Yesterday, Adrian posted his take on a conversation we had last week. We were headed over to happy hour, talking about the usual dribble us analyst types get all hot and bothered about, when he dropped the bombshell that one of our favorite groups of products could be in serious trouble.

For the record, we hadn’t started happy hour yet.

Although everyone on the vendor side is challenged with such a screwed up economy, I believe the forces affecting the database security market place it in particular jeopardy. This bothers me, because I consider these to be some of the highest value tools in our information-centric security arsenal.

Since I’m about to head off to San Diego for a Jimmy Buffett concert, I’ll try and keep this concise.

  • Database security is more a collection of markets and tools than a single market. We have encryption, Database Activity Monitoring, vulnerability assessment, data masking, and a few other pieces. Each of these bits has different buying cycles, and in some cases, different buying centers. Users aren’t happy with the complexity, yet when they go shopping the tend to want to put their own car together (due to internal issues) than buy the full product.
  • Buying cycles are long and complex due to the mix of database and security. Average cycles are 9-12 months for many products, unless there’s a short term compliance mandate. Long cycles are hard to manage in a tight economy.
  • It isn’t a threat driven market. Sure, the threats are bad, but as I’ve talked about before they don’t keep people from checking their email or playing solitaire, thus they are perceived as less.
  • The tools are too technical. I’m sorry to my friends on the vendor side, but most of the tools are very technical and take a lot of training. These aren’t drop in boxes, and that’s another reason buying cycles are long. I’ve been talking with some people who have gone through vendor product training in the last 6 months, and they all said the tools required DBA skills, but not many on the security side have them.
  • They are compliance driven, but not compliance mandated. These tools can seriously help with a plethora of compliance initiatives, but there is rarely a checkbox requiring them. Going back to my economics post, if you don’t hit that checkbox or clearly save money, getting a sale will be rough.
  • Big vendors want to own the market, and think they have the pieces. Oracle and IBM have clearly stepped into the space, even when products aren’t as directly competitive (or capable) as the smaller vendors. Better or not, as we continue to drive towards “good enough” many clients will stop with their big vendor first (especially since the DBAs are so familiar with the product line).
  • There are more short-term acquisition targets than acquirers. The Symantecs and McAfees of the world aren’t looking too strongly at the database security market, mostly leaving the database vendors themselves. Only IBM seems to be pursuing any sort of acquisition strategy. Oracle is building their own, and we haven’t heard much in this area out of Microsoft. Sybase is partnered with a company that seems to be exiting the market, and none of the other database companies are worth talking about. The database tools vendors have hovered around this area, but outside of data masking (which they do themselves) don’t seem overly interested.
  • It’s all down to the numbers and investor patience. Few of the startups are in the black yet, and some have fairly large amounts of investment behind them. If run rates are too high, and sales cycles too low, I won’t be surprised to see some companies dumped below their value. IPLocks, for example, didn’t sell for nearly it’s value (based on the numbers alone, I’m not even talking product).

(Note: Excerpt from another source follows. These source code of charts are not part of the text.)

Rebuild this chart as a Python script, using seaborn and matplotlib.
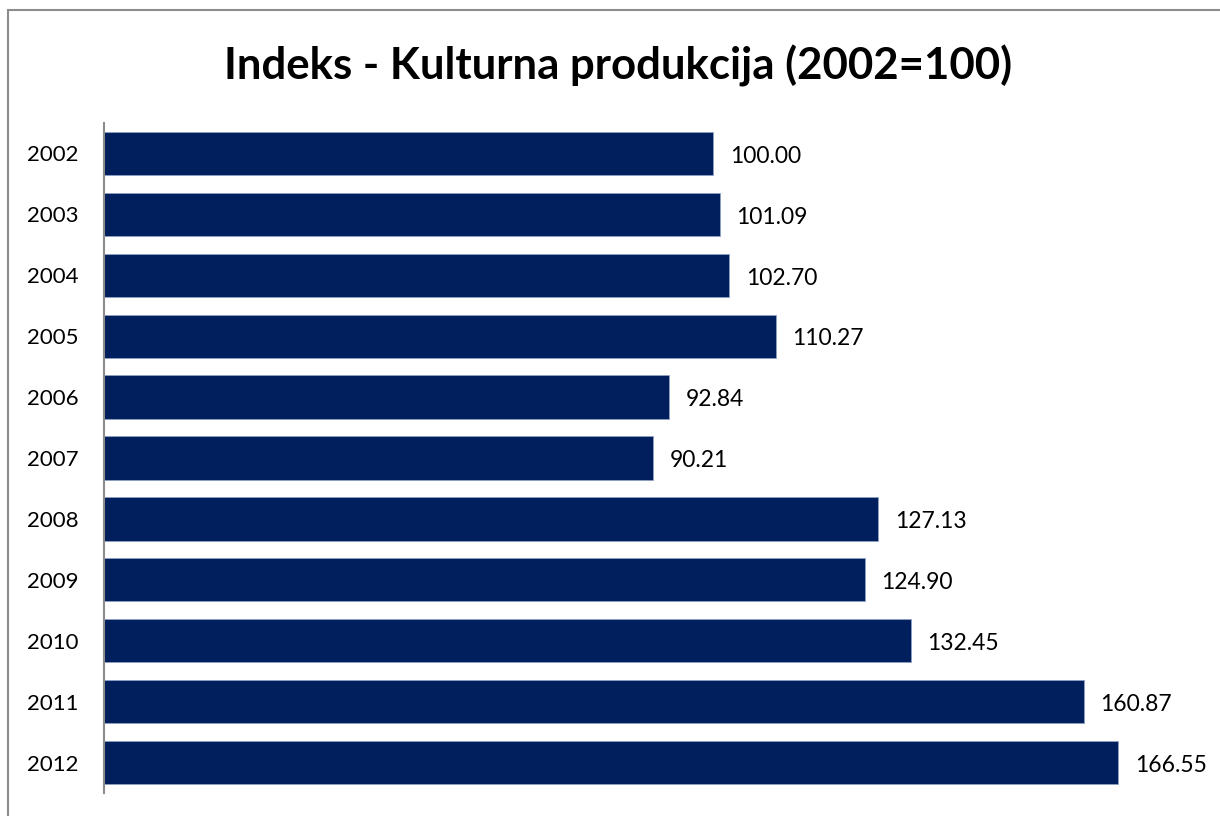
import matplotlib
matplotlib.use("Agg")
import matplotlib.pyplot as plt
import seaborn as sns
import pandas as pd
from matplotlib.patches import Rectangle

years = ['2002', '2003', '2004', '2005', '2006', '2007', '2008', '2009', '2010', '2011', '2012']
index_values = [100.00, 101.09, 102.70, 110.27, 92.84, 90.21, 127.13, 124.90, 132.45, 160.87, 166.55]

df = pd.DataFrame({'year': years, 'index': index_values})

sns.set_style('white')
plt.rcParams['font.family'] = ['Lato', 'DejaVu Sans']
plt.rcParams['text.color'] = 'black'

fig = plt.figure(figsize=(12.2, 8.16), dpi=100)
ax = fig.add_axes([104 / 1220, 1 - 793 / 816, (1210 - 104) / 1220, (793 - 123) / 816])

sns.barplot(data=df, x='index', y='year', orient='h', color='#001F5C',
            saturation=1, width=0.71, ax=ax, edgecolor='#8EA2C6', linewidth=0.6)

labels = ax.bar_label(ax.containers[0], labels=[f'{v:.2f}' for v in index_values],
                      padding=12, fontsize=16.5, color='black')
for t in labels:
    t.set_va('center')
    t.set_y(-2)

ax.set_xlim(0, 181.6)
ax.set_ylim(10.5, -0.5)
ax.set_xlabel('')
ax.set_ylabel('')
ax.set_xticks([])
ax.tick_params(axis='y', length=0, pad=18, labelsize=16, labelcolor='black')
for s in ['top', 'right', 'bottom']:
    ax.spines[s].set_visible(False)
ax.spines['left'].set_color('#8C8C8C')
ax.spines['left'].set_linewidth(1.5)

fig.text(618 / 1220, 1 - 66 / 816, 'Indeks - Kulturna produkcija (2002=100)',
         ha='center', va='center', fontsize=31.5, fontweight='bold', color='black')

fig.patches.append(Rectangle((8 / 1220, -0.01), 1.02, 1 - 10 / 816 + 0.01,
                             transform=fig.transFigure, fill=False,
                             edgecolor='#8C8C8C', linewidth=1.5))

fig.savefig('out.png', dpi=100)
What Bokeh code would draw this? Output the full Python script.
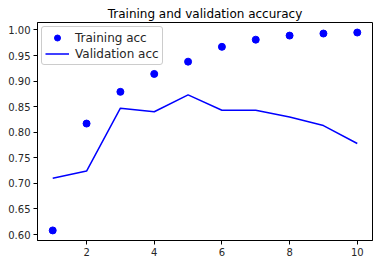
from bokeh.plotting import figure
from bokeh.embed import file_html
from bokeh.resources import INLINE
from bokeh.models import FixedTicker, Range1d, Legend, LegendItem

epochs = [1, 2, 3, 4, 5, 6, 7, 8, 9, 10]
train_acc = [0.608, 0.817, 0.879, 0.914, 0.938, 0.967, 0.981, 0.989, 0.993, 0.995]
val_acc = [0.710, 0.724, 0.847, 0.840, 0.873, 0.843, 0.843, 0.830, 0.813, 0.778]
x_ticks = [2, 4, 6, 8, 10]
y_ticks = [0.60, 0.65, 0.70, 0.75, 0.80, 0.85, 0.90, 0.95, 1.00]

FONT = "DejaVu Sans"

p = figure(width=381, height=264, output_backend="svg", toolbar_location=None,
           x_range=Range1d(0.55, 10.45), y_range=Range1d(0.5883, 1.0146),
           min_border_left=37, min_border_right=9, min_border_top=22, min_border_bottom=24,
           title="Training and validation accuracy")
p.title.text_font = FONT
p.title.text_font_size = "12px"
p.title.text_font_style = "normal"
p.title.align = "center"
p.title.text_color = "black"
p.title.offset = 0
p.title.standoff = 4

p.xgrid.visible = False
p.ygrid.visible = False
p.outline_line_color = "black"
p.outline_line_width = 1
p.outline_line_alpha = 1

for ax in (p.xaxis[0], p.yaxis[0]):
    ax.axis_line_color = "black"
    ax.major_tick_line_color = "black"
    ax.major_tick_out = 4
    ax.major_tick_in = 0
    ax.minor_tick_line_color = None
    ax.major_label_text_font = FONT
    ax.major_label_text_font_size = "10px"
    ax.major_label_text_color = "#262626"
    ax.major_label_standoff = 3

p.xaxis[0].ticker = FixedTicker(ticks=x_ticks)
p.yaxis[0].ticker = FixedTicker(ticks=y_ticks)
p.yaxis[0].major_label_overrides = {t: f"{t:.2f}" for t in y_ticks}
p.xaxis[0].major_label_overrides = {t: str(t) for t in x_ticks}

r_train = p.scatter(epochs, train_acc, size=7, color="blue", line_color="blue")
r_val = p.line(epochs, val_acc, line_color="blue", line_width=1.5)

legend = Legend(items=[LegendItem(label="Training acc", renderers=[r_train]),
                       LegendItem(label="Validation acc", renderers=[r_val])],
                location="top_left")
legend.label_text_font = FONT
legend.label_text_font_size = "12px"
legend.label_text_color = "#262626"
legend.label_height = 15
legend.glyph_height = 15
legend.glyph_width = 24
legend.spacing = 1
legend.padding = 3
legend.margin = 4
legend.border_line_color = "#cccccc"
legend.border_line_alpha = 1
legend.border_radius = 3
legend.background_fill_alpha = 0.8
legend.label_standoff = 6
p.add_layout(legend)

open("out.html", "w").write(file_html(p, INLINE))
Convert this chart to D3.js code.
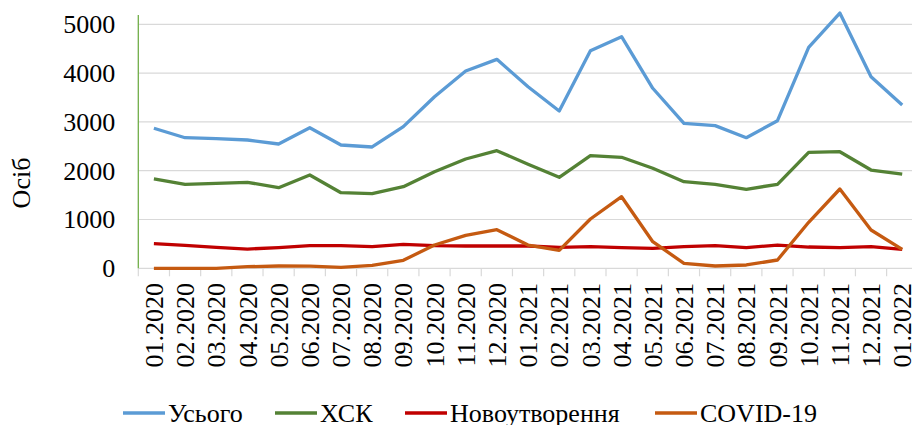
<!DOCTYPE html>
<html><head><meta charset="utf-8">
<script src="https://cdn.jsdelivr.net/npm/d3@7/dist/d3.min.js"></script>
<style>body{margin:0;background:#fff}svg{display:block}
text{font-family:"Liberation Serif","DejaVu Serif","Noto Serif",serif}</style>
</head><body>
<svg id="c" width="912" height="425"></svg>
<script>
const months = ["01.2020","02.2020","03.2020","04.2020","05.2020","06.2020","07.2020","08.2020","09.2020","10.2020","11.2020","12.2020","01.2021","02.2021","03.2021","04.2021","05.2021","06.2021","07.2021","08.2021","09.2021","10.2021","11.2021","12.2021","01.2022"];
const total = [2869,2676,2656,2629,2547,2881,2527,2486,2902,3516,4043,4282,3721,3223,4459,4746,3689,2971,2923,2676,3025,4529,5230,3926,3346];
const xsk = [1830,1721,1742,1762,1652,1912,1549,1529,1672,1980,2240,2410,2131,1865,2307,2275,2049,1775,1721,1619,1721,2377,2389,2014,1932];
const neo = [504,471,430,395,422,463,463,443,492,463,457,457,457,430,443,422,410,443,463,422,477,436,422,443,389];
const covid = [0,0,0,33,47,45,20,61,164,477,676,791,477,369,1010,1467,545,102,47,68,170,943,1625,785,389];
const yTicks = [0,1000,2000,3000,4000,5000];
const seriesNames = ["Усього","ХСК","Новоутворення","COVID-19"];
const seriesColors = ["#5b9bd5","#548235","#c00000","#c55a11"];
const seriesData = [total, xsk, neo, covid];

const svg = d3.select("#c");
const x = d3.scaleBand().domain(months).range([138.3, 917.8]);
const y = d3.scaleLinear().domain([0,5000]).range([268.3, 24.3]);

// gridlines
svg.append("g").selectAll("line").data(yTicks).join("line")
  .attr("x1",138.3).attr("x2",912).attr("y1",d=>y(d)).attr("y2",d=>y(d))
  .attr("stroke","#d9d9d9").attr("stroke-width",1.2);

// x axis ticks
const bounds = months.map((m,i)=>x.range()[0]+i*x.step()).concat([x.range()[1]]);
svg.append("g").selectAll("line").data(bounds).join("line")
  .attr("x1",d=>d).attr("x2",d=>d).attr("y1",y(0)).attr("y2",y(0)+8)
  .attr("stroke","#d9d9d9").attr("stroke-width",1.2);
svg.append("g").selectAll("text").data(months).join("text")
  .attr("transform",d=>`translate(${x(d)+x.bandwidth()/2},283) rotate(-90)`)
  .attr("text-anchor","end").attr("dy","0.35em")
  .attr("font-size",26).attr("fill","#000")
  .text(d=>d);

// y axis
const ya = svg.append("g").attr("transform","translate(138.3,0)")
  .call(d3.axisLeft(y).tickValues(yTicks).tickSize(0).tickPadding(23).tickFormat(d3.format("d")));
ya.select(".domain").remove();
ya.attr("font-family",null).attr("font-size",null);
ya.selectAll("text").attr("font-size",26).attr("fill","#000");
svg.append("line").attr("x1",138.3).attr("x2",138.3).attr("y1",15).attr("y2",y(0))
  .attr("stroke","#70ad47").attr("stroke-width",1.3);

svg.append("text").attr("transform","translate(30,183) rotate(-90)")
  .attr("text-anchor","middle").attr("font-size",26).text("Осіб");

// lines
const line = d3.line().x((d,i)=>x(months[i])+x.bandwidth()/2).y(d=>y(d));
svg.append("g").selectAll("path").data(seriesData).join("path")
  .attr("d",d=>line(d)).attr("fill","none")
  .attr("stroke",(d,i)=>seriesColors[i]).attr("stroke-width",3.3)
  .attr("stroke-linejoin","round");

// legend
const legX = [123,275,405,655];
const lg = svg.append("g").selectAll("g").data(seriesNames).join("g")
  .attr("transform",(d,i)=>`translate(${legX[i]},413)`);
lg.append("line").attr("x1",0).attr("x2",42).attr("stroke",(d,i)=>seriesColors[i]).attr("stroke-width",3.3);
lg.append("text").attr("x",45).attr("dy","0.35em").attr("font-size",26).text(d=>d);
</script>
</body></html>
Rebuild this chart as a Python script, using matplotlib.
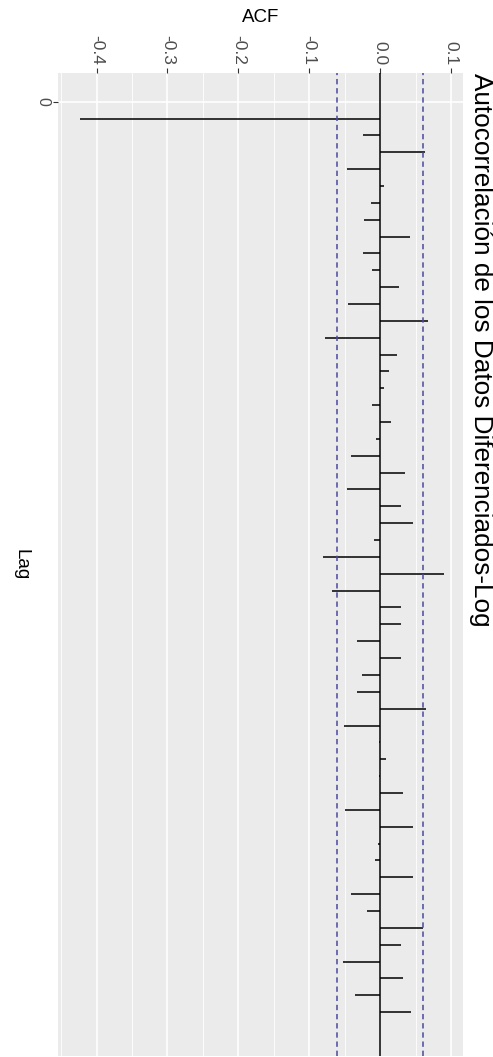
import numpy as np
import matplotlib
matplotlib.use("Agg")
import matplotlib.pyplot as plt

# ==========================
# DATOS
# ==========================

lags = list(range(1, 55))

acf_vals = [
    -0.424, -0.024, 0.063, -0.046, 0.006, -0.0135, -0.022, 0.042, -0.024, -0.012,
    0.026, -0.045, 0.068, -0.078, 0.024, 0.0126, 0.006, -0.012, 0.016, -0.0056,
    -0.0415, 0.035, -0.046, 0.030, 0.047, -0.009, -0.080, 0.090, -0.068, 0.029,
    0.030, -0.033, 0.030, -0.025, -0.033, 0.065, -0.051, -0.002, 0.009, -0.002,
    0.032, -0.050, 0.047, -0.003, -0.007, 0.046, -0.0415, -0.0187, 0.061, 0.030,
    -0.053, 0.032, -0.035, 0.044
]

ci = 0.0605

acf_ticks = [-0.4, -0.3, -0.2, -0.1, 0.0, 0.1]
acf_tick_labels = ["-0.4", "-0.3", "-0.2", "-0.1", "0.0", "0.1"]
acf_minor = [-0.45, -0.35, -0.25, -0.15, -0.05, 0.05]
lag_ticks = [0]
lag_tick_labels = ["0"]

titulo = "Autocorrelación de los Datos Diferenciados-Log"

# ==========================
# FIGURA
# ==========================

plt.rcParams["font.family"] = ["Liberation Sans", "DejaVu Sans"]

W, H = 493, 1057
fig = plt.figure(figsize=(W / 100, H / 100), dpi=100)
fig.patch.set_facecolor("white")

left, right, top, bottom = 58, 463, 73, 1056
ax = fig.add_axes([left / W, 1 - bottom / H, (right - left) / W, (bottom - top) / H])

ax.set_facecolor("#EBEBEB")
for s in ax.spines.values():
    s.set_visible(False)

ax.set_xlim(-0.4545, 0.117)
ax.set_ylim(56.6, -1.7)

# grilla estilo ggplot
for v in acf_minor:
    ax.axvline(v, color="white", lw=0.6, zorder=0.5)
for v in acf_ticks:
    ax.axvline(v, color="white", lw=1.2, zorder=0.6)
for v in lag_ticks:
    ax.axhline(v, color="white", lw=1.2, zorder=0.6)

# segmentos
ax.hlines(lags, 0, acf_vals, color="black", lw=1.1, zorder=2)
ax.axvline(0, color="black", lw=1.1, zorder=2)

# bandas de confianza
ax.axvline(ci, color="#4a4a9e", lw=1.1, ls=(0, (3.5, 2.5)), zorder=3)
ax.axvline(-ci, color="#4a4a9e", lw=1.1, ls=(0, (3.5, 2.5)), zorder=3)

# ejes
ax.xaxis.tick_top()
ax.set_xticks(acf_ticks)
ax.set_xticklabels(acf_tick_labels, rotation=-90, fontsize=12.5, color="#4D4D4D")
ax.set_yticks(lag_ticks)
ax.set_yticklabels(lag_tick_labels, rotation=-90, fontsize=11.5, color="#4D4D4D",
                   va="center")
ax.tick_params(axis="both", length=3.5, width=0.8, color="#333333", pad=2)

fig.text((left + right) / 2 / W, 1 - 17 / H, "ACF", ha="center", va="center",
         fontsize=13.5, color="black")
fig.text(21 / W, 1 - (top + bottom) / 2 / H, "Lag", ha="center", va="center",
         rotation=-90, fontsize=13.5, color="black")
fig.text(481 / W, 1 - top / H, titulo, ha="center", va="top",
         rotation=-90, fontsize=18.8, color="black")

plt.savefig("out.png", dpi=100)
plt.close()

There are a few ways to navigate through this, and the companies that haven’t aggressively adjusted their strategies in the past few weeks are headed for trouble.

I’m not kidding, I really hated writing this post. This isn’t a “X is Dead” stir the pot kind of thing, but a concern that one of the most important linchpins of information centric security is in probable trouble. To use Adrian’s words:

But the evolutionary cycle coincides with a very nasty economic downturn, which will be long enough that venture investment will probably not be available to bail out those who cannot maintain profitability. Those that earn most of their revenue from other products or services may be immune, but the DB Security vendors who are not yet profitable are candidates for acquisition under semi-controlled circumstances, fire-sale or bankruptcy, depending upon how and when they act.